Pope Benedict XVI is too smart a man not to have known what would be the repercussions of quoting an exasperated Byzantine emperor on Islam. By doing so the pope has thrown down the gauntlet to the Islamic world, subtly insisting that true “dialogue” between the world’s largest (Christianity) and second-largest (Islam) religions demands that the latter own up to its historical misdeeds every bit as much as the former has had to do for at least a century. Unfortunately, honest historical and theological reflection in the Islamic world would seem to be far too “unreasonable” to contemplate for many of the world’s Muslims
1 Available at http://www.guardian.co.uk/pope/story/0,,1873277,00.html
2 John Paul II, Fides et Ratio (Boston: Pauline Books, 1996).

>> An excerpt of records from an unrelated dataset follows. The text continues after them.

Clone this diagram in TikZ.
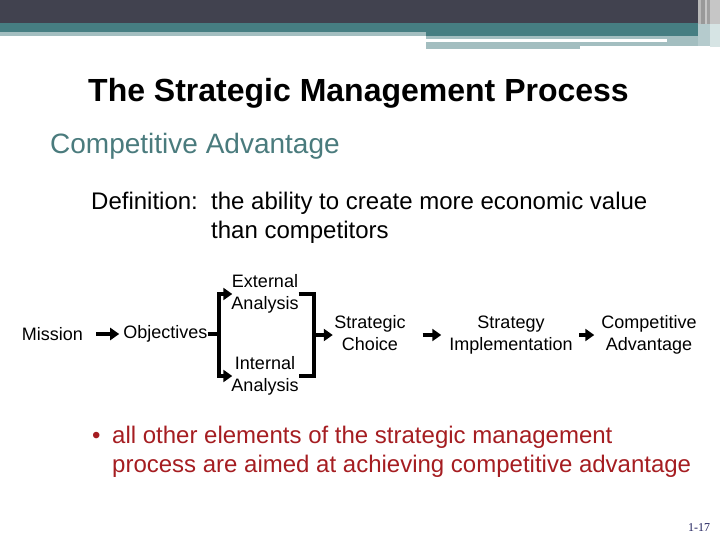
\documentclass[tikz,border=0pt]{standalone}
\usepackage{fontspec}
\setmainfont{Liberation Sans}
\newfontfamily\numfont{Liberation Serif}
\usepackage{xcolor}
\usepackage{tikz}
\usetikzlibrary{positioning, arrows.meta}

\definecolor{bandDark}{HTML}{41424F}
\definecolor{bandTeal}{HTML}{467E82}
\definecolor{bandLight}{HTML}{A3BEC0}
\definecolor{bandPale}{HTML}{D6E4E4}
\definecolor{subTeal}{HTML}{4A7B7D}
\definecolor{noteRed}{HTML}{A51D21}
\definecolor{pageBlue}{HTML}{1E1F5C}

\begin{document}
\begin{tikzpicture}[x=1pt,y=-1pt,
  step box/.style={inner sep=0pt, align=center, font=\fontsize{18}{22}\selectfont},
  line txt/.style={inner sep=0pt, anchor=base west},
  arr/.style={line width=3.8pt, -{Triangle[length=9pt,width=12pt]}},
  bar/.style={line width=3.8pt}]

\useasboundingbox (0,0) rectangle (720,540);

% Header bands
\fill[bandDark] (0,0) rectangle (720,24);
\fill[bandTeal] (0,23) rectangle (698,32);
\fill[bandLight] (0,32) rectangle (426,36);
\fill[bandTeal] (426,32) rectangle (698,36);
\fill[bandLight] (426,36) rectangle (667,39);
\fill[bandLight] (426,42) rectangle (580,49);
\fill[bandLight] (580,42) rectangle (667,46);
\fill[bandLight] (667,36) rectangle (698,46);
\fill[gray!55] (698,0) rectangle (701,24);
\fill[gray!80] (701,0) rectangle (705,24);
\fill[gray!45] (705,0) rectangle (707,24);
\fill[gray!75] (707,0) rectangle (710,24);
\fill[gray!45] (710,0) rectangle (720,24);
\fill[bandLight!80] (698,24) rectangle (710,46);
\fill[bandPale] (710,24) rectangle (720,47);

% Titles
\node[line txt, font=\bfseries\fontsize{32}{36}\selectfont] (title) at (88,102) {The Strategic Management Process};
\node[line txt, text=subTeal, font=\fontsize{28}{32}\selectfont] (sub) at (50,154) {Competitive Advantage};
\node[line txt, font=\fontsize{24}{29}\selectfont] (deflabel) at (91,210) {Definition:};
\node[line txt, font=\fontsize{24}{29}\selectfont] (defa) at (211,210) {the ability to create more economic value};
\node[line txt, font=\fontsize{24}{29}\selectfont] (defb) at (211,238) {than competitors};

% Define nodes
\node[step box] (mission) at (52.5,334) {Mission};
\node[step box, right=40pt of mission] (objectives) {Objectives};
\node[step box] (external) at (265,294) {External\\Analysis};
\node[step box] (internal) at (265,376) {Internal\\Analysis};
\node[step box] (choice) at (370,333) {Strategic\\Choice};
\node[step box] (impl) at (511,335) {Strategy\\Implementation};
\node[step box] (adv) at (649,335) {Competitive\\Advantage};
\coordinate (split) at ([xshift=11pt]objectives.east);
\coordinate (join) at ([xshift=15pt]external.east |- impl);

% Connect the nodes
\draw[arr] ([xshift=13pt]mission.east) -- ([xshift=-4pt]objectives.west);
\draw[bar] (objectives.east) -- (split);
\draw[arr] (split) |- ([xshift=1pt]external.west);
\draw[arr] (split) |- ([xshift=1pt]internal.west);
\draw[bar] (external.east) -| (join) |- (internal.east);
\draw[arr] (join) -- ([xshift=-1.5pt]join -| choice.west);
\draw[arr] ([xshift=17pt]choice.east |- impl) -- ([xshift=-8pt]impl.west);
\draw[arr] ([xshift=6.5pt]impl.east) -- ([xshift=-7pt]adv.west);

% Note
\node[line txt, text=noteRed, font=\fontsize{24}{29}\selectfont] (bullet) at (92,443) {\textbullet};
\node[line txt, text=noteRed, font=\fontsize{24}{29}\selectfont] (notea) at (112,443) {all other elements of the strategic management};
\node[line txt, text=noteRed, font=\fontsize{24}{29}\selectfont] (noteb) at (112,472) {process are aimed at achieving competitive advantage};

% Page number
\node[line txt, text=pageBlue, font=\numfont\fontsize{12}{14}\selectfont] (page) at (688,531) {1-17};
\end{tikzpicture}
\end{document}
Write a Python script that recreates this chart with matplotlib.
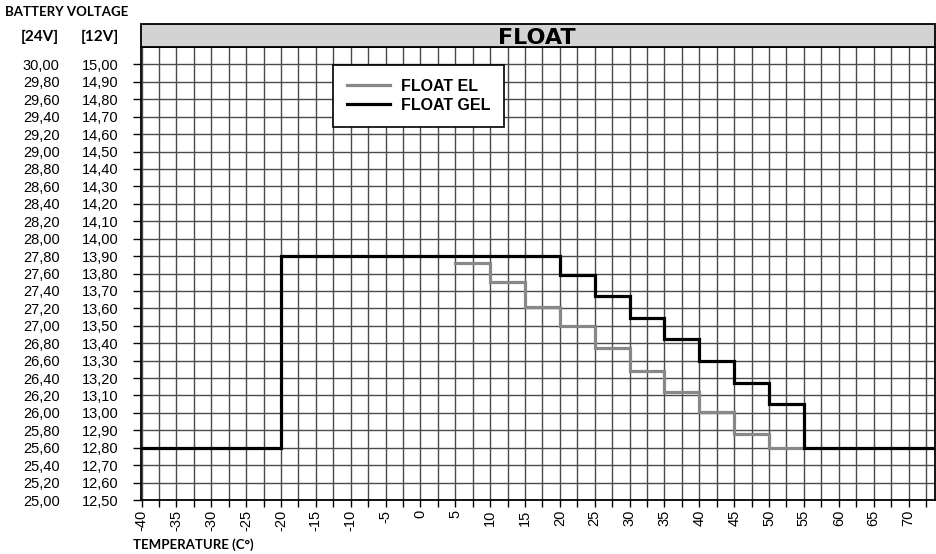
import matplotlib
matplotlib.use("Agg")
import matplotlib.pyplot as plt
from matplotlib.patches import Rectangle
from matplotlib.ticker import MultipleLocator
from matplotlib.lines import Line2D

# ---- data ----
gel_temp = [-40, -20, 20, 25, 30, 35, 40, 45, 50, 55, 75]
gel_volt = [12.80, 13.90, 13.79, 13.67, 13.545, 13.425, 13.30, 13.17, 13.05, 12.80, 12.80]
el_temp = [5, 10, 15, 20, 25, 30, 35, 40, 45, 50, 55]
el_volt = [13.86, 13.75, 13.61, 13.50, 13.37, 13.24, 13.12, 13.005, 12.88, 12.80, 12.80]
x_ticks = list(range(-40, 75, 5))
y12_ticks = [12.5 + 0.1 * i for i in range(26)]
series_names = ["FLOAT EL", "FLOAT GEL"]
chart_title = "FLOAT"

W, H = 937, 554
fig = plt.figure(figsize=(W / 100, H / 100), dpi=100)
L, R, B, T = 141.5, 935, 500, 47
ax = fig.add_axes([L / W, 1 - B / H, (R - L) / W, (B - T) / H])

ax.set_xlim(-40, 73.8)
ax.set_ylim(12.5, 15.1)

tick_font = "Liberation Sans"
ax.xaxis.set_minor_locator(MultipleLocator(2.5))
ax.set_xticks(x_ticks)
ax.set_yticks(y12_ticks)
ax.set_yticklabels([f"{v:.2f}".replace(".", ",") for v in y12_ticks],
                   fontfamily=tick_font, fontsize=10.5)
ax.set_xticklabels([str(v) for v in x_ticks], rotation=90,
                   fontfamily=tick_font, fontsize=10.5)
ax.tick_params(axis="y", which="major", length=6, width=1, pad=10.5, color="black")
ax.tick_params(axis="x", which="both", length=5, width=1, pad=2, color="black")

ax.grid(True, which="both", color="#4a4a4a", linewidth=1.0)
ax.set_axisbelow(True)
for s in ax.spines.values():
    s.set_color("black")
    s.set_linewidth(1.3)

# 24V scale
sec = ax.secondary_yaxis((61 - L) / (R - L), functions=(lambda v: v * 2, lambda v: v / 2))
y24_ticks = [v * 2 for v in y12_ticks]
sec.set_yticks(y24_ticks)
sec.set_yticklabels([f"{v:.2f}".replace(".", ",") for v in y24_ticks],
                    fontfamily=tick_font, fontsize=10.5)
sec.tick_params(length=0, pad=1)
sec.spines["left"].set_visible(False)

# series
ax.plot(el_temp, el_volt, drawstyle="steps-post", color="#888888", lw=2.3,
        solid_joinstyle="miter", zorder=3)
ax.plot(gel_temp, gel_volt, drawstyle="steps-post", color="black", lw=2.3,
        solid_joinstyle="miter", zorder=4)

handles = [Line2D([], [], color="#888888", lw=2.3), Line2D([], [], color="black", lw=2.3)]
leg = ax.legend(handles, series_names, loc="upper left",
                bbox_to_anchor=(333 / W, 1 - 65 / H), bbox_transform=fig.transFigure,
                borderaxespad=0, frameon=True, fancybox=False,
                prop={"family": "Liberation Sans", "weight": "bold", "size": 11.5},
                handlelength=2.7, handletextpad=0.7, borderpad=0.85, labelspacing=0.28)
leg.get_frame().set_edgecolor("black")
leg.get_frame().set_linewidth(1.2)
leg.get_frame().set_alpha(1)

# header band
fig.patches.append(Rectangle((L / W, 1 - T / H), (R - L) / W, 22.5 / H,
                             transform=fig.transFigure, facecolor="#d3d3d3",
                             edgecolor="black", linewidth=1.3))
fig.text(537 / W, 1 - 44 / H, chart_title, ha="center", va="baseline",
         fontfamily="DejaVu Sans", fontweight="bold", fontsize=16)

lab_font = "Lato"
fig.text(5 / W, 1 - 12.5 / H, "BATTERY VOLTAGE", ha="left", va="center",
         fontfamily=lab_font, fontweight="bold", fontsize=9.5)
fig.text(40 / W, 1 - 37 / H, "[24V]", ha="center", va="center",
         fontfamily=lab_font, fontweight="bold", fontsize=11)
fig.text(100 / W, 1 - 37 / H, "[12V]", ha="center", va="center",
         fontfamily=lab_font, fontweight="bold", fontsize=11)
fig.text(133 / W, 1 - 545 / H, "TEMPERATURE (C°)", ha="left", va="center",
         fontfamily=lab_font, fontweight="bold", fontsize=9.5)

fig.savefig("out.png", dpi=100)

3 Interestingly, regarding this last point Benedict XVI seems to contradict his predecessor, who in Fides et Ratio, p. 91, said “In preaching the Gospel, Christianity first encountered Greek philosophy, but this does not mean at all that other approaches are precluded.”
4 Surah al-Furqan [25]:65ff says Allah will be merciful to those who do good works; Surah al-Baqarah [2]:256 says “there shall be no compulsion in religion” (although the kidnappers of those two Fox newsmen seem not to have read this); and Surah al-Nisa’ [4]:19ff commands Muslim men to provide for wives and ex-wives.